Didn't know what to say or feel today. I was bored. Not your standard boredom. The likelihood of feeling that standard boredom the same way, every day is pretty remote. It's random. Like a blog.
We (or I) spend(t) it dreaming. Dreaming that the sun would never set. And our eyes love it. We spend seconds on the happiest moments of our lives, and figure, it could get better. Doing something comes to mind. But not for long. We daydream about great places to be, great ideas come to finality, great persons yet to be met in our lives. It's fun -- for a spell.
I get emotional over it. The thoughts disappear. When I look at the fading sunset of a day, knowing I didn't do what I was meant to do, meet who I was meant to know, or go the places I was harbingered to go, a bit of us must fade away...the time is lost. And immortality is the only escape.
The passage of a day is dependent on our interaction within it. How the seconds pass is usually a matter of oneness with the moment. A quick day has us doing all kinds of things -- moving items, ourselves, talking to people of worth, determining things on the fly -- whereas, a slow one, has us sitting, sleeping, watching, observing much of nothing or nothing that's real.
One of my readers mentioned swimming with sharks, and I think that describes an activity that time would spin by rather quickly. Placed on the razor's edge of a eating machine, as you faced mortality would make time nearly irrelevant, moving so quickly, while trying to escape to fight for more days, months and years. Your senses, sight, sound and feeling, would be on high alert - and no one would figure you were uninspired at that instant.

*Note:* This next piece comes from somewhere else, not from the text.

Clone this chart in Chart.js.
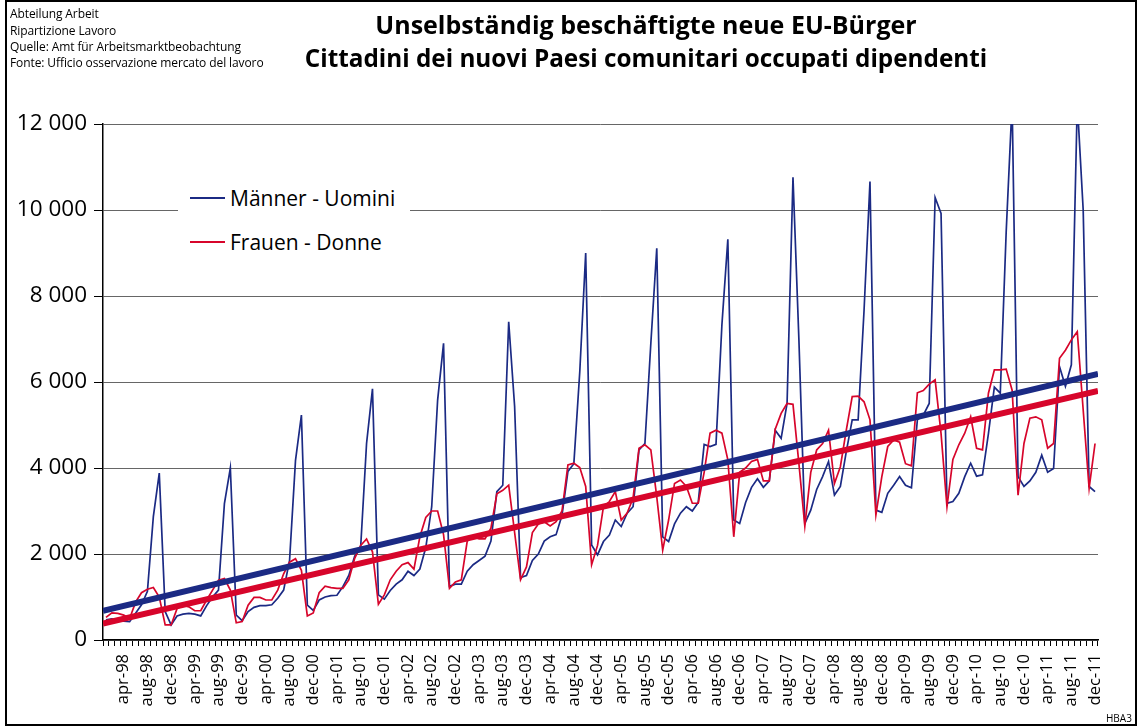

I find solace in knowing I have one more day ahead. Designing it to not be too bored. Designing it to take advantage of whatever small abilities and realities I can. Discovering if I had done enough to warrant remembrance -- knowing I hadn't --yet when it is all over, that is the human condition to desire some remembrance as being here.

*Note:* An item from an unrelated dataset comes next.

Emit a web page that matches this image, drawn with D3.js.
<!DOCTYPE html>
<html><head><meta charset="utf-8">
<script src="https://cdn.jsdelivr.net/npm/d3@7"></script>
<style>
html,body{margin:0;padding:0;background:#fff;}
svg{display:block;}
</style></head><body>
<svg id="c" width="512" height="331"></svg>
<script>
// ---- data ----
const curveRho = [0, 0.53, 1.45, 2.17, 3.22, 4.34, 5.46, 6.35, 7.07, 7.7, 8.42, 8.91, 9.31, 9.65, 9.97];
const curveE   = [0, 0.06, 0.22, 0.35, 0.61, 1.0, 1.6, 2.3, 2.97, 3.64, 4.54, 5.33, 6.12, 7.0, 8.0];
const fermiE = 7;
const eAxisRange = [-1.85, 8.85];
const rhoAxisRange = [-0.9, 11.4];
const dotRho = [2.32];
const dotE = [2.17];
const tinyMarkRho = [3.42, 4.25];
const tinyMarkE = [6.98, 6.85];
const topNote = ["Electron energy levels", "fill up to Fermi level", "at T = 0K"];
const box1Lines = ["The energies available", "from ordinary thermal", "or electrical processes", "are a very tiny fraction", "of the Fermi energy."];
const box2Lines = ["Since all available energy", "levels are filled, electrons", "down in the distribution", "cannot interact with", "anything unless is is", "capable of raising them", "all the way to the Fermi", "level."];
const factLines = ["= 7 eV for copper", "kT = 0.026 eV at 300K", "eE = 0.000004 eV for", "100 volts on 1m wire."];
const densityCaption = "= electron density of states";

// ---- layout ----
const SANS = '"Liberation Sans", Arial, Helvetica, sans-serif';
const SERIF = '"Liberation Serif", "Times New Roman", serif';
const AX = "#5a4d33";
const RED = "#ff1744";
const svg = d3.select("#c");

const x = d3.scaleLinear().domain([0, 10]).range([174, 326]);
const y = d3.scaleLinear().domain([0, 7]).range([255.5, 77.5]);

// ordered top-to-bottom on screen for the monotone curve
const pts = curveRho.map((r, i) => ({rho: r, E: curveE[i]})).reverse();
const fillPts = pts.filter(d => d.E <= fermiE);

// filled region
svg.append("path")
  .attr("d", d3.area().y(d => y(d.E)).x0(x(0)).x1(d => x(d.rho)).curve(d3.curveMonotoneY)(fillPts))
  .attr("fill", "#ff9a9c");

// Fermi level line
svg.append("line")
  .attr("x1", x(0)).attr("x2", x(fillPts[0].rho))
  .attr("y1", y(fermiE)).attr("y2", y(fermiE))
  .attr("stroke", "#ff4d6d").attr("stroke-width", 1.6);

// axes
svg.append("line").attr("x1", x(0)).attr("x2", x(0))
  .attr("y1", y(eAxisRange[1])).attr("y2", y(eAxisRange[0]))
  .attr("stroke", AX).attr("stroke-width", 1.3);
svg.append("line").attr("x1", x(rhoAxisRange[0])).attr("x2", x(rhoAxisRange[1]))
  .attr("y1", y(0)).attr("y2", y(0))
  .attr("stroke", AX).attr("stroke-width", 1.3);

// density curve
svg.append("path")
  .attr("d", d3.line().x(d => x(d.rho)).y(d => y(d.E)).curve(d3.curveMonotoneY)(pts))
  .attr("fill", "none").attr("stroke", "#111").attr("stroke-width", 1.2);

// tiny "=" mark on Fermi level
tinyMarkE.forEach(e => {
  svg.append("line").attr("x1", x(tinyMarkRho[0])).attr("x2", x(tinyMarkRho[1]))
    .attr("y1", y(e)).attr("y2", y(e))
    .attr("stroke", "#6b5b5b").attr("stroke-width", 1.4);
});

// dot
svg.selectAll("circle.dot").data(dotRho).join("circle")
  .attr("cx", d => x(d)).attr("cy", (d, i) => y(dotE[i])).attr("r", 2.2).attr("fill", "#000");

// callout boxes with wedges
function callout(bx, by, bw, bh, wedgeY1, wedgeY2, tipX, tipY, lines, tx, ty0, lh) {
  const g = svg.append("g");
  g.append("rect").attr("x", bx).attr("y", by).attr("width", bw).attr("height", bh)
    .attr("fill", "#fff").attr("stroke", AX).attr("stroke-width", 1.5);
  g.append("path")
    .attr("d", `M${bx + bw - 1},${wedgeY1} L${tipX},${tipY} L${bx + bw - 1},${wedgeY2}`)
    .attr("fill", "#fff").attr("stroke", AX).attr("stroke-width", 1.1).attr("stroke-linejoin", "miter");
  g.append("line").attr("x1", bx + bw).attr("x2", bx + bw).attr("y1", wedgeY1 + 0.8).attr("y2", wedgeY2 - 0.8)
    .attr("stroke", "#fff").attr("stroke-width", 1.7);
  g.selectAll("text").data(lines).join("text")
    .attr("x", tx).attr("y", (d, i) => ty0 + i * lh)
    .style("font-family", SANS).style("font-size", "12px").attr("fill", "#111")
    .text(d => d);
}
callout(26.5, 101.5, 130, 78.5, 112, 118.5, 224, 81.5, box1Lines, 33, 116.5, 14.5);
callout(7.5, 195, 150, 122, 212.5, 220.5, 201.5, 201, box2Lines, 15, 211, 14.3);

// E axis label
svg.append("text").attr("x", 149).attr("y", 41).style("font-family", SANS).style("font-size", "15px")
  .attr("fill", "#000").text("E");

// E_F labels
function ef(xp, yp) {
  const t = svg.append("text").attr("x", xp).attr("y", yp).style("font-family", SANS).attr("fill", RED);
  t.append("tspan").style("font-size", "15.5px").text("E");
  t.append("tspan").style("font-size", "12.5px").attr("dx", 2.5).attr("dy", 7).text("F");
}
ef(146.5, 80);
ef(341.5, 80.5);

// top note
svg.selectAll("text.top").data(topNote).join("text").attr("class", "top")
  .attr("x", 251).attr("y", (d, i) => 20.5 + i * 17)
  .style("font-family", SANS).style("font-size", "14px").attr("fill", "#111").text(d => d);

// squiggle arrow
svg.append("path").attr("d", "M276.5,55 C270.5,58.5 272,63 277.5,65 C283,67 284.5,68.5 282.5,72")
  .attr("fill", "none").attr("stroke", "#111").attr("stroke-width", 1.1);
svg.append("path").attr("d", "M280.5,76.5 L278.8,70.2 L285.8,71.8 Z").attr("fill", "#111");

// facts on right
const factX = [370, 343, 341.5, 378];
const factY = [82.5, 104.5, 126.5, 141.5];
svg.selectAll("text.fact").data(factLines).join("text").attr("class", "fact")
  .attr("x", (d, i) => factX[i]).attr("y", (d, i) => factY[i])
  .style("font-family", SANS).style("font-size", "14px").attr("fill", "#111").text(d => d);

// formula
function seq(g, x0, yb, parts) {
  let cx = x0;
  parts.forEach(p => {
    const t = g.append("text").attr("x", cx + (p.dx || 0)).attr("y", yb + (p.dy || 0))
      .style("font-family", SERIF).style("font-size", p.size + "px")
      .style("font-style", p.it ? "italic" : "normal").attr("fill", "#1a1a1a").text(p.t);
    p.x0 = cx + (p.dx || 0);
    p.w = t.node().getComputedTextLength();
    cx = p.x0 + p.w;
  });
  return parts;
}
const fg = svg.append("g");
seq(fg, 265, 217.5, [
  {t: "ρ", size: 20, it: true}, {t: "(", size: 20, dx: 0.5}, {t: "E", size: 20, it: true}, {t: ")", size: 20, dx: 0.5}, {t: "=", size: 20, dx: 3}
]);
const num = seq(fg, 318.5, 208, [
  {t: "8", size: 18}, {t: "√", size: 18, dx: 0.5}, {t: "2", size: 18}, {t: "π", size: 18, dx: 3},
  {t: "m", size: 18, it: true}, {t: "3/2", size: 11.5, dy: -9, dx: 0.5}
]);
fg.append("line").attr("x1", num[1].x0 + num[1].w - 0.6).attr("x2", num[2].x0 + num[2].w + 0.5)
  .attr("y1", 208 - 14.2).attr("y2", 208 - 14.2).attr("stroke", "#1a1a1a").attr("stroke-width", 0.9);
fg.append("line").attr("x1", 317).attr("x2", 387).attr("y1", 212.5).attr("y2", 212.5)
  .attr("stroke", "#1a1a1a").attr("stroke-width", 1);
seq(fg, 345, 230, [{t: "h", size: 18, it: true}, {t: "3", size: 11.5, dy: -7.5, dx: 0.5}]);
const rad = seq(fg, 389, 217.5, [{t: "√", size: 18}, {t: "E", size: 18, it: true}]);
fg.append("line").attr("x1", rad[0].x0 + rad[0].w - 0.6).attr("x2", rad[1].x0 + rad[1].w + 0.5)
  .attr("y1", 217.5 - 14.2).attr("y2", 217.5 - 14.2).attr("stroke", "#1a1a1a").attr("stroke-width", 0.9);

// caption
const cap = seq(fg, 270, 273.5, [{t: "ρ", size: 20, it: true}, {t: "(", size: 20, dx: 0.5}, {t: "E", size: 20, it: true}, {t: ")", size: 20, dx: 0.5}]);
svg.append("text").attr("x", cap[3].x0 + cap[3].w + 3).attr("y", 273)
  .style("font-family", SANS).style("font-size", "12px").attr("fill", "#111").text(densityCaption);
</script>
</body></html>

How many have passed away without that? How long did it take to forget them? Who was the last person to remember them personally? Who remembered them via a book, a reading about them, even in a dusty old log book of death? What is the average amount of time before we are forgotten by our offspring?
I suppose it is best to get out there and take the shark by the fins and ride the wave. Or we'll not like the answers resulting from our passing.